I'd be lying if I said I approached this W-League grand final with all parts excitement because I've finally, after years of watching football, cottoned on to the fact that while the final marks the season's climax, it also sounds its end. And with just 10 rounds preceding it, the Westfield W-League's end comes far, far too soon and heralds in months of female football empty.

That's not to say that it wasn't a brilliant final-it was-and, even though we didn't see a return of last year's topless, bear beanie-sporting streaker, it lived up to the cliché that football is a game of two (thrilling and five-goal) halves.

Roar Women took the lead just 15 minutes in when last season's W-League Player of the Year, Lana Harch, didn't even break stride as she ran onto Jo Burgess's perfectly placed header and put  Roar ahead with an absolute cracker. They continued to dominate the half, prompting the commentators to note that they'd chosen this match to answer their wobbly form critics and prompting us to wonder if last-minute Premieres Sydney had played their grand final in the sudden death, one-woman-down semi.

But Sydney got either a stern talking to or an inspiring pep talk at the break, and returned to the pitch to score not one, not two, but three second half goals and, despite a 93rd-minute penalty that saw  Roar claw one back, snatch victory.

The match too wasn't without comedy, with Kylie Ledbrook copping a bullet-like ball to the torso early on that dropped her like we're used to seeing with oh-my-balls guys.

Then Roar captain Clare Polkinghorne pulled off one of the most spectacular I'm-defending-the-ball-now-I've-stepped-on-it-and-stacked-it stacks in the box, which was part muppet and part hero as she made sure to keep her prone and sprawled body goal side to thwart the Sydney shot.

She followed it up with a goalmouth defensive deflection that almost resulted in an own goal and most likely experienced I-need-to-change-my-underpants heart palpitations as the full knowledge of what lead-undoing damage could have been done set in.
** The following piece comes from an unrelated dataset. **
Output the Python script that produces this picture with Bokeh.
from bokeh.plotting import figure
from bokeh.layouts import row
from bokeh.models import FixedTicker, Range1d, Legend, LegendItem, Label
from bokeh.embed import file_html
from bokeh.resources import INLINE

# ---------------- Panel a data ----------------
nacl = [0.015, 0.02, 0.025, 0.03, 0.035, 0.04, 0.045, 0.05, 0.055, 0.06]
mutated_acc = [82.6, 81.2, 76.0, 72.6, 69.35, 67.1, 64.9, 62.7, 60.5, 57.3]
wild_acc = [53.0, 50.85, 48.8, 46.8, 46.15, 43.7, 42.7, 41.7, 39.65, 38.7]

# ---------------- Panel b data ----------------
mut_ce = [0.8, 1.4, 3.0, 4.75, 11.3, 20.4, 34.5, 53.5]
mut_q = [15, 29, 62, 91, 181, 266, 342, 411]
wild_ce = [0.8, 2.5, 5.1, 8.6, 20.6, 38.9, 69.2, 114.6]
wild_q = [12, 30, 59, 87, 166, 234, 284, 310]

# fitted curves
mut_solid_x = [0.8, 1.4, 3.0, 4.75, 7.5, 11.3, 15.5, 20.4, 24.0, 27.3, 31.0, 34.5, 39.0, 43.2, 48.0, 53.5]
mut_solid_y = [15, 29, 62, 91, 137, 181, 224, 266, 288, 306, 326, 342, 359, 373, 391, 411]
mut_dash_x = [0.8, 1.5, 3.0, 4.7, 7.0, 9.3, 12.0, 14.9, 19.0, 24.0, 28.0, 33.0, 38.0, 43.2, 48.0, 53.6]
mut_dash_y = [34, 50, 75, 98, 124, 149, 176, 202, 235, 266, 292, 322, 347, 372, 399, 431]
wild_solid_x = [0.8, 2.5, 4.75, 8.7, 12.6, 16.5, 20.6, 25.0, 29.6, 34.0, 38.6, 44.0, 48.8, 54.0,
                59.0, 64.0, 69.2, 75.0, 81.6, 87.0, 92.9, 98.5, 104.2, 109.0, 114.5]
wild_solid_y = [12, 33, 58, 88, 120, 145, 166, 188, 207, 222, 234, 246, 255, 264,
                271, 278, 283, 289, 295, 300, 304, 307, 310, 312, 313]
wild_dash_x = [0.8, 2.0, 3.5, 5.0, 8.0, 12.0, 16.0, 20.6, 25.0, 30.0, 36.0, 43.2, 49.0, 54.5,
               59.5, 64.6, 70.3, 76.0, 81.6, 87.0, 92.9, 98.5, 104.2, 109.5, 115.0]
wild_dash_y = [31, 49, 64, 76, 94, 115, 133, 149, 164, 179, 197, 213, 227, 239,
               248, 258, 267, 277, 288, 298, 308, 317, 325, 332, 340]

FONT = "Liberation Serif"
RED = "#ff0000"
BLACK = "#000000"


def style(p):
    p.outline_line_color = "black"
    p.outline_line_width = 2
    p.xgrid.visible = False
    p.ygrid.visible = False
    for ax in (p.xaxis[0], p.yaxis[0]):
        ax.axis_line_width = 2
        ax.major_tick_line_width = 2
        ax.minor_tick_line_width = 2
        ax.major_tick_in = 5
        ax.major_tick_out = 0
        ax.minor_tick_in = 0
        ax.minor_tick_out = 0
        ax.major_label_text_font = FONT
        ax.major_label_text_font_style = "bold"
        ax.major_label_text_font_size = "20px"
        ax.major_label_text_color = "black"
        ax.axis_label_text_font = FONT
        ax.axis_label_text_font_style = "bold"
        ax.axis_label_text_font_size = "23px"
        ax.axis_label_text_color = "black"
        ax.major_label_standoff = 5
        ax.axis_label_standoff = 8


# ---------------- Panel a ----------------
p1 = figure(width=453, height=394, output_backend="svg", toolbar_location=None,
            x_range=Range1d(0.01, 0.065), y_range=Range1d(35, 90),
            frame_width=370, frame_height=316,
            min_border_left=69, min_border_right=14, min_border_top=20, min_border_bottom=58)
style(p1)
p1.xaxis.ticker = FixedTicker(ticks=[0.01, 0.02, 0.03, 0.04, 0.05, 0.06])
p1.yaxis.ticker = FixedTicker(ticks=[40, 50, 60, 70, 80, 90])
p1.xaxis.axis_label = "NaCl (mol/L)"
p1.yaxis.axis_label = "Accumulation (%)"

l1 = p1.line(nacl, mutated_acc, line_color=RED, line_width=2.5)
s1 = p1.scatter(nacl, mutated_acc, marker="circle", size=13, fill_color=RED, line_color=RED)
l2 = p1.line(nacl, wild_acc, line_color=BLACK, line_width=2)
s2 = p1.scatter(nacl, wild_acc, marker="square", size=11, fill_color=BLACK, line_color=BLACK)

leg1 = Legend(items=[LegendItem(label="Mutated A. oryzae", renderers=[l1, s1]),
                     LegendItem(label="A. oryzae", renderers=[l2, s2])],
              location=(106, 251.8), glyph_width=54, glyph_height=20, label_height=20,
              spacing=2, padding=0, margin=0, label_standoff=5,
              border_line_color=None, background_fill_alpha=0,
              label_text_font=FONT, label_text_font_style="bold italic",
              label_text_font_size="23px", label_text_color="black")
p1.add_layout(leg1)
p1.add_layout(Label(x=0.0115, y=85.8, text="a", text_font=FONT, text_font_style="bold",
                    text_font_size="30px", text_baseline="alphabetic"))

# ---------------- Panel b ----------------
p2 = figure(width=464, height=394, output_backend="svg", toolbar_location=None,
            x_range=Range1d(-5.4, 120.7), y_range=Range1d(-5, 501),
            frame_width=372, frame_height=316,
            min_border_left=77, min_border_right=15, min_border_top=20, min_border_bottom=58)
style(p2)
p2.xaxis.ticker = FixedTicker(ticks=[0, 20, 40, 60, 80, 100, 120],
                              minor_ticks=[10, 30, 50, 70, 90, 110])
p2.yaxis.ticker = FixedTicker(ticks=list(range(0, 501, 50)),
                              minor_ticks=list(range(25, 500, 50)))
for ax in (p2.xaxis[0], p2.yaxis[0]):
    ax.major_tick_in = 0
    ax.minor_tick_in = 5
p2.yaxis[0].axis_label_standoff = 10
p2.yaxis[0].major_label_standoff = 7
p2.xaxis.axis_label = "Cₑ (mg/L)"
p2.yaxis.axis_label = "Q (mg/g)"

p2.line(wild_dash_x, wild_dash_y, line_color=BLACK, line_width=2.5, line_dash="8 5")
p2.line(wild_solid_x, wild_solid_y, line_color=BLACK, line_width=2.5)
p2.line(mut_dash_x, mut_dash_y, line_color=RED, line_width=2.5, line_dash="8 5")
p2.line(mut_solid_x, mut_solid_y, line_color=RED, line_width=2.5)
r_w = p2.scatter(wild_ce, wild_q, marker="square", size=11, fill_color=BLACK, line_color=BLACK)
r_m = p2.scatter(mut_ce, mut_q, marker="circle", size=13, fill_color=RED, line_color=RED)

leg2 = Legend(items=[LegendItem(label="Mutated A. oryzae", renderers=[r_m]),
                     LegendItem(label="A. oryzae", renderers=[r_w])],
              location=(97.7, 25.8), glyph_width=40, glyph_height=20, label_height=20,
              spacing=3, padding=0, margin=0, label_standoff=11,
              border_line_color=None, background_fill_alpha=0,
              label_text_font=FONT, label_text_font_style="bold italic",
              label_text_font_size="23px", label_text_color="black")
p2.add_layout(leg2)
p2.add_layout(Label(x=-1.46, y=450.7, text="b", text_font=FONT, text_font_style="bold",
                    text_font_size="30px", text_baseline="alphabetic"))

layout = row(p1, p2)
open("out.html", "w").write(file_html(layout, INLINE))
Then Linda O'Neill got on the end of a Sarah Walsh pass to score Sydney's first goal and spark their comeback. We'll give her the benefit of the doubt because she did end up on the bottom of a celebratory dog pile and may have copped an elbow, boot, or 10 other women's winding weight on her chest, but she spent the next 10 minutes so struggling to suck in the big ones that the camera kept (much to our amusement) cutting back to her, she kept looking to the bench, and my friend joked, 'Can you sub yourself?'

Meanwhile Sydney captain Heather Garriock channelled Kevin Muscat as she imposed herself hard-woman physically-the Sydney dressing room whiteboard reportedly bore the words 'Don't dive in', but Garriock clearly either didn't think it applied to her or amended it with the words 'unless you're going in late, high, studs up, and near their knee'-and was then the first to get in the referee's ear when someone so much as thought about returning the physicality.

Whichever team you supported, you'd agree that the five-goal match was grand final worthy. The football was skilful, the match hard fought and edge-of-your-seat, and the goals impressive. But then, just like that, the final was over and, despite wanting more women's football, more thrilling matches, and potentially more comedy, we're now staring down the barrel of almost another year until season three.

While I get that the W-League is starting out and needs to go softly softly, I've never been able to ascertain why the season is so short. As fellow football writer Eamonn Flanagan reminded me just a few days ago, with just 10 rounds, it's not possible for all eight teams to meet twice and the lopsided schedule could potentially affect the top four.

I wouldn't for a moment say that the best two teams didn't make it to the final-I believe they did-but it does make you wonder, if not at the 10-round outcome then at least at the apparent lack of logic behind it.

Couple that with the knowledge that if you're trying to build a following, you'd think you'd offer a season long enough and playing locations consistent enough (not constantly moving in, in particular, the case of the Central Coast) for you-should-see-this-skilful-football word of mouth to work.

Perhaps Westfield have been distracted from applying such logic to the W-League as they've been pouring their energy into tapping into people's greed courtesy of the $10,000 gift card they're dangling like a carrot on Facebook.

It's no secret that I've been appalled not so much at Westfield's efforts but at people's shamelessly dollar sign-driven willingness to sign up for and go along with them and then their subsequent hysteria that-as they say in 'he's be-hind you' horror movie moments-'it's a vi-rus'.

And while I want nothing to do with Westfield's Giftmas marketing promotion, what I will say is that all I want for Christmas is a longer, bigger, here sooner W-League season three.